Garth Stein: A Sudden Light
In 2008, Garth Stein struck New York Times bestseller gold with his novel The Art of Racing in the Rain, the unique story of a racecar driver and the quest by his dog to become worthy of being reincarnated as a human. For his much-anticipated follow-up, Stein leaves behind a canine point of view for a story of long-hidden family secrets coming into the light. The narrator is Trevor Riddell, who shares with his own family the story of his first encounter with a family legacy: Riddell House, a mammoth Puget Sound dwelling constructed from whole trees, standing as testimony to the Riddell family's power in the timber industry. As a 14-year-old boy, Trevor is brought by his father—recently separated from his mother and completely bankrupt—to Riddell House, where he hopes to sell the valuable property. But the house holds many secrets, as Trevor is soon to discover. (Scott Renshaw) Garth Stein: A Sudden Light @ The King's English Bookshop, 1511 S. 1500 East, 801-484-9100, Oct. 14, 7 p.m., free.

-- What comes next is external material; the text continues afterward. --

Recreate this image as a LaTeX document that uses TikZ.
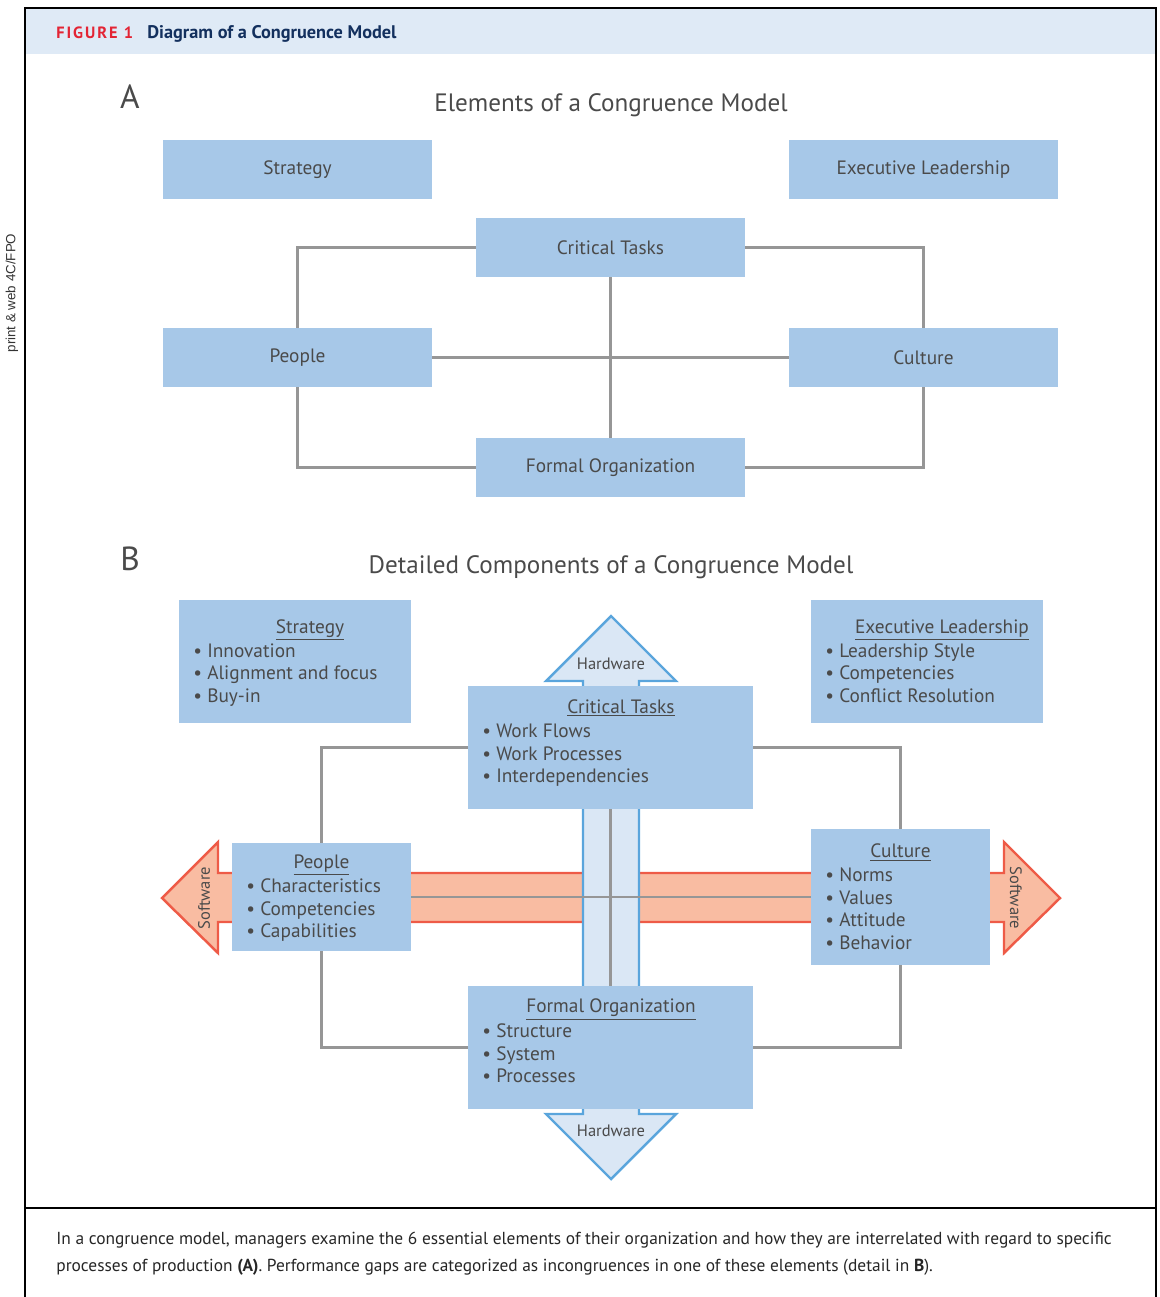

Plan-B Theatre Company: Radio Hour: Grimm
As is now something of a tradition, Plan-B Theatre Company opens its new season with something that's not exactly traditional theater, and not exactly a staged reading. But talented actors get to show off unique skills when the performance is meant primarily to be heard, rather than seen. This year's Radio Hour finds playwright Matthew Ivan Bennett adapting three classic fairy tales from the Brothers Grimm for a perfect dose of macabre Halloween-time entertainment. While "Little Snow-White" and "Rapunzel" may be familiar from Disney and other pop-culture adaptations, the production also presents the lesser-known tale "The Juniper Tree," with its own unique spin on the evil stepmother. Buy a ticket while they last for the one-night-only performance—to see the sound effects artists at work, for instance—or enjoy the KUER simulcast and imagine you're getting your drama the way so many Americans got it 70 years ago. (Scott Renshaw) Plan-B Theatre Company: Radio Hour: Grimm @ Rose Wagner Center, 138 W. 300 South, 801-355-2787, Oct. 15, 7 p.m., $20, simulcast on KUER 90.1.